Scientific classification
- Kingdom: Plantae
- Division: Bryophyta
- Class: Bryopsida
- Subclass: Bryidae
- Order: Bryales
- Family: Mniaceae
- Genus: Plagiomnium
- Species: P. insigne
- Binomial name: Plagiomnium insigne (Mitt.) T.J.Kop.
- Synonyms: Mnium insigne Mitt. ; Mnium seligeri Jur. ex Warnst. ; Astrophyllum insigne (Mitt.) Lindb. ; Astrophyllum seligeri (Jur. ex Warnst.) Lindb. ; Astrophyllum cuspidatum subsp. seligeri (Jur. ex Warnst.) Kindb. ; Mnium medium subsp. robustum Kindb. ; Mnium affine var. intermedium (Kindb.) Paris ; Mnium robustum (Kindb.) Kindb. ; Mnium affine subsp. seligeri (Jur. ex Warnst.) Kindb. ; Mnium rugicum subsp. seligeri (Jur. ex Warnst.) Meyl. ; Orthomnion insigne (Mitt.) T.J.Kop. & Yu Sun ; Astrophyllum cuspidatum var. intermedium (Kindb.) Arnell;

= Plagiomnium insigne =

- Genus: Plagiomnium
- Species: insigne
- Authority: (Mitt.) T.J.Kop.
- Conservation status: G4

Species of moss

Plagiomnium insigne, commonly known as badge moss or coastal leafy moss, is a species of moss endemic to western North America.

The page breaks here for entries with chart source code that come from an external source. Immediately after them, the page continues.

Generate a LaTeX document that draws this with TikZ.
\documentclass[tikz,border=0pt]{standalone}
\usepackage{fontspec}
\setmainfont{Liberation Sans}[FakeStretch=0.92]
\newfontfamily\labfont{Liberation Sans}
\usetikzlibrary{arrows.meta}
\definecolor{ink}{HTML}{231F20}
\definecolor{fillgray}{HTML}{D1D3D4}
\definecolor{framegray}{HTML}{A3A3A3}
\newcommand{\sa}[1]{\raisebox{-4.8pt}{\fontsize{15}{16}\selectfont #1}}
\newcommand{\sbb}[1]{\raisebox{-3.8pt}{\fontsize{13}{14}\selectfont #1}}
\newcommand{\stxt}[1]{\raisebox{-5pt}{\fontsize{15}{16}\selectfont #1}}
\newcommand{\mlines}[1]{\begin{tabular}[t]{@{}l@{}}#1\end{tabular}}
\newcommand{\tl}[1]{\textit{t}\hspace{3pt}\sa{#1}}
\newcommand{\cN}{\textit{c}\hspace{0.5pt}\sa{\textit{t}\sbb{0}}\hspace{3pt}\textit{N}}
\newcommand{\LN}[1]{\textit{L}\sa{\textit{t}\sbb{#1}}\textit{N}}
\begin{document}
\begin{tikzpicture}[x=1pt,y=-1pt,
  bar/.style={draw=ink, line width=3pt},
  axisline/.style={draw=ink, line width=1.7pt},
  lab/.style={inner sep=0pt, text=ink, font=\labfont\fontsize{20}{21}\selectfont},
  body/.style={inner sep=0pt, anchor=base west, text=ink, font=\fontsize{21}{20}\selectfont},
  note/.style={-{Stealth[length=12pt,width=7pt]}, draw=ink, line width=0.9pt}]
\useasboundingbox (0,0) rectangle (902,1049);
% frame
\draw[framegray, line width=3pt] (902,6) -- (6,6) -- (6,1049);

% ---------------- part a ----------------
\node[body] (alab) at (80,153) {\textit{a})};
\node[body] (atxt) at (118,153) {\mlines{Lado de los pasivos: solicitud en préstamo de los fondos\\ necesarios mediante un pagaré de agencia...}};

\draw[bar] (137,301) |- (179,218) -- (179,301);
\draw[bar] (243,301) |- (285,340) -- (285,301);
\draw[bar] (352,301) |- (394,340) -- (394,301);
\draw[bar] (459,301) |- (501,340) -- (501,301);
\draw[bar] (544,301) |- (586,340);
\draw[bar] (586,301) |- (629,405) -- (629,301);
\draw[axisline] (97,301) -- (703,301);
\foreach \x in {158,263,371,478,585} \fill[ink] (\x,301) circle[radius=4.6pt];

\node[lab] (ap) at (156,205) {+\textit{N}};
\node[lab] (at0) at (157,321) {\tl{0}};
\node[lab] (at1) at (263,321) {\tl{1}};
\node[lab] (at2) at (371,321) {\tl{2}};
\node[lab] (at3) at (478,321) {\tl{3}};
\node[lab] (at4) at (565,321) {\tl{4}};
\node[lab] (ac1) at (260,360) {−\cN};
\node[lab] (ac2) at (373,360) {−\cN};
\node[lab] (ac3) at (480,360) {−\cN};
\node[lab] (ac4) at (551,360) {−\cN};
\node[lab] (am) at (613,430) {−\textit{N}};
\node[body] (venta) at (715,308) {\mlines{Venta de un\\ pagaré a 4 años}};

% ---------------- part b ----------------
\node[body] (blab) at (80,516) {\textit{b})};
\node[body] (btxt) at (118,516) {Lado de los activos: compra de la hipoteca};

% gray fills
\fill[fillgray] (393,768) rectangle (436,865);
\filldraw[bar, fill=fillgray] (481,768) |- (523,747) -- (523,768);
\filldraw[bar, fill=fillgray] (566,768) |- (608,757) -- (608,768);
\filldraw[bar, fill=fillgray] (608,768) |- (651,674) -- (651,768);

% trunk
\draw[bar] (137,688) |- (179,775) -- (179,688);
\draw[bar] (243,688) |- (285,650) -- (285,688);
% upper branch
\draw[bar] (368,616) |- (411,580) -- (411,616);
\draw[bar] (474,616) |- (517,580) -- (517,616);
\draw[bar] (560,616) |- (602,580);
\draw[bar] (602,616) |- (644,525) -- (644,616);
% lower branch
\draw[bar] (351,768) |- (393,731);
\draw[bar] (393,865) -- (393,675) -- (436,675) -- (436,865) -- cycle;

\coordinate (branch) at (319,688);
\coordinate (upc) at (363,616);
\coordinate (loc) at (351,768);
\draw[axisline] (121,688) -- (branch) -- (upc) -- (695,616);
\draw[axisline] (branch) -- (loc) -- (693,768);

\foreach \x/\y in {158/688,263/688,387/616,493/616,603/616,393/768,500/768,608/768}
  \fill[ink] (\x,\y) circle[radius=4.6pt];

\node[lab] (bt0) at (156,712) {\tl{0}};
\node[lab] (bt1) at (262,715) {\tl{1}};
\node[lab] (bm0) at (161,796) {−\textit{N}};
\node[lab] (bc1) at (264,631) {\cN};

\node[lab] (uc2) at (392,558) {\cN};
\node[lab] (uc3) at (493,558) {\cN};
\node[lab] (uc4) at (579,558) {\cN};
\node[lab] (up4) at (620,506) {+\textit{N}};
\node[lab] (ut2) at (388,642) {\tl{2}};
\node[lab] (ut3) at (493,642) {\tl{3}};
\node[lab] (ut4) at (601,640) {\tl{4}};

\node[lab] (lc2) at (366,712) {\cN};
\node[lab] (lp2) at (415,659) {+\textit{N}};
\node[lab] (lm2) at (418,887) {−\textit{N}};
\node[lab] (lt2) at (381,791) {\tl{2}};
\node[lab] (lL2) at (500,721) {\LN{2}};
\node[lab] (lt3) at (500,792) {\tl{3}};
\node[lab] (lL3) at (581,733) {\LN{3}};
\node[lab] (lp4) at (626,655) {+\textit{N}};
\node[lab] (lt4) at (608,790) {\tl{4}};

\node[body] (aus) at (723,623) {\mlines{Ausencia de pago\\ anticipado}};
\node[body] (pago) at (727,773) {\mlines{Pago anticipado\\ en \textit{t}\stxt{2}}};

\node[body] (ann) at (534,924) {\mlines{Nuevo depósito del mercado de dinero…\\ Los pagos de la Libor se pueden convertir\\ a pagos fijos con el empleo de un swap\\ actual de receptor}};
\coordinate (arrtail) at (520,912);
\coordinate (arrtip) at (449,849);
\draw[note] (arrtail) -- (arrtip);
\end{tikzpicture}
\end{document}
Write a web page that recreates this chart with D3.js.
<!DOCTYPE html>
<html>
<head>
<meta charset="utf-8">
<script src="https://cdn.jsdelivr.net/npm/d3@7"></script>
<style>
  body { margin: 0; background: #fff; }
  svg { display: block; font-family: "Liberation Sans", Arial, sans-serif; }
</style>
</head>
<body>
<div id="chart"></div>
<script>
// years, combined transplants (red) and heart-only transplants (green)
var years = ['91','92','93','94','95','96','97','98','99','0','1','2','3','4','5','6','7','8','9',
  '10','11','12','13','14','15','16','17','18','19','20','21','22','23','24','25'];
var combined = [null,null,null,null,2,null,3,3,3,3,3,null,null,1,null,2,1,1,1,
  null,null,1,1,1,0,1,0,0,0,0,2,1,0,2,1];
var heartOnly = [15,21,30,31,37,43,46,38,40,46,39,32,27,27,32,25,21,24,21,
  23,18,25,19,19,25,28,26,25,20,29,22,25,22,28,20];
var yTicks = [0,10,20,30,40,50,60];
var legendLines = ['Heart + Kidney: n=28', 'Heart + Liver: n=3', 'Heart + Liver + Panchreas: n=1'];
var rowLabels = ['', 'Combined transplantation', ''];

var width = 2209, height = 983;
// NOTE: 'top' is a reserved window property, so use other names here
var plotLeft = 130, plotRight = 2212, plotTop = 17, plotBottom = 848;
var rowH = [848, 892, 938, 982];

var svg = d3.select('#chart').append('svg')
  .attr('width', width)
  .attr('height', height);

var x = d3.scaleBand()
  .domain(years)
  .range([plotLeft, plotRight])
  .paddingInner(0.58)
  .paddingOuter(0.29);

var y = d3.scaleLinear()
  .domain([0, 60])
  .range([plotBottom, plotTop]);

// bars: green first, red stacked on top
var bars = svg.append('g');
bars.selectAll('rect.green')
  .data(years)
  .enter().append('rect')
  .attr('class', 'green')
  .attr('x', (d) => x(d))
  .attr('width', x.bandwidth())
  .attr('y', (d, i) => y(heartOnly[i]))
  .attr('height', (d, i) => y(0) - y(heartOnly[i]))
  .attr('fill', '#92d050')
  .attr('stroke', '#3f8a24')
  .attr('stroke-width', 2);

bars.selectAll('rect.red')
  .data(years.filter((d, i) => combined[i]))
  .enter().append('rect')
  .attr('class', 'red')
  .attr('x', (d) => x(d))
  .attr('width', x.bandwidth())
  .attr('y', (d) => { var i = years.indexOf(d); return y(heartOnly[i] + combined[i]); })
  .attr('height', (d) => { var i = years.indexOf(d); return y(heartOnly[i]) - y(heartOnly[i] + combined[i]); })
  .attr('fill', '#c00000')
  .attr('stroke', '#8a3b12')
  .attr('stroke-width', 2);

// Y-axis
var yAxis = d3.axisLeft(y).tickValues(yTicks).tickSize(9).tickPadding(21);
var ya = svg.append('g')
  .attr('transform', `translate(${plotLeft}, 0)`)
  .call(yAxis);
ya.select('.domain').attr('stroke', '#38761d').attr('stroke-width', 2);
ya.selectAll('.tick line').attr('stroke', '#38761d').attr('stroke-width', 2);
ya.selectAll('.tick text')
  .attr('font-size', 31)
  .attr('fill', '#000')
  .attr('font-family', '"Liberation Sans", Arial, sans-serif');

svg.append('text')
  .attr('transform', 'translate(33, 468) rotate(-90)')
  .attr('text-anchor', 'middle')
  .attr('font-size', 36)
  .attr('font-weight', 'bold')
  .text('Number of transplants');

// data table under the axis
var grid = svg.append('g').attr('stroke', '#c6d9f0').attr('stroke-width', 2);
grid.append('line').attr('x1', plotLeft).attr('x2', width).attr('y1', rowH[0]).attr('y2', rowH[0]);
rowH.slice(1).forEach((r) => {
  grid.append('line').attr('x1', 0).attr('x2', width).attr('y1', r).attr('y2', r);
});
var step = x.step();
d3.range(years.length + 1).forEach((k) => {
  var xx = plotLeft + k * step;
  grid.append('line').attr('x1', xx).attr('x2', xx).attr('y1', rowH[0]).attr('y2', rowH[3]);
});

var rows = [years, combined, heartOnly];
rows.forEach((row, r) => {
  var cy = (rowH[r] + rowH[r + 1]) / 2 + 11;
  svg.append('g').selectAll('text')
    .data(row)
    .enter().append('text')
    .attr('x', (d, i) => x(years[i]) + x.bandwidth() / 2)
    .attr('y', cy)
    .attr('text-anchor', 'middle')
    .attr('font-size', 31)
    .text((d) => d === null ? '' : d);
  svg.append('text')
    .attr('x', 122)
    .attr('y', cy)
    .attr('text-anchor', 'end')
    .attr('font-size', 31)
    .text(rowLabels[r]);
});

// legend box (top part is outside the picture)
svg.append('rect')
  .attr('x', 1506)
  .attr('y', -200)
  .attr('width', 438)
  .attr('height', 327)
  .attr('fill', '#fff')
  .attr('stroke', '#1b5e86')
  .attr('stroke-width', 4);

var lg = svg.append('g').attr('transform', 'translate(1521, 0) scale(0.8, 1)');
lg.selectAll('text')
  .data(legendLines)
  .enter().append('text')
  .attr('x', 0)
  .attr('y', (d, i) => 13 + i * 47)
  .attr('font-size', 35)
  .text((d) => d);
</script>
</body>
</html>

==Distribution and habitat==
Plagiomnium insigne is found only in western North America, ranging from south-eastern Alaska in the north to central California in the south and as far east as western Montana. In Canada it occurs in the provinces of Alberta and British Columbia, while in the United States it can be found in the states of Alaska, California, Idaho, Montana, Oregon, Washington, and Wyoming. It is occurs from sea level to the subalpine zone, and typically grows in shaded areas on humus and soil or on rotten logs. It can be found in forests (particularly redwood forests), swampy areas, and urban areas such as lawns.

==Description==
The plants are large and showy, usually between 3–8 cm high. They have wide-spreading, glistening leaves when moist that become shrivelled and dull when dry. The fertile plants are unisexual. The male plants can be distinguished by their conspicuously flattened heads. The sterile stems are arched, like those of strawberries.
Badge moss is the largest mnium. It can be distinguished from magnificent leafy moss (Plagiomnium venustum) by its unisexual plants, leaf edges that extend down the stems for a noticeable length, and 3-6 stalked capsules per plant.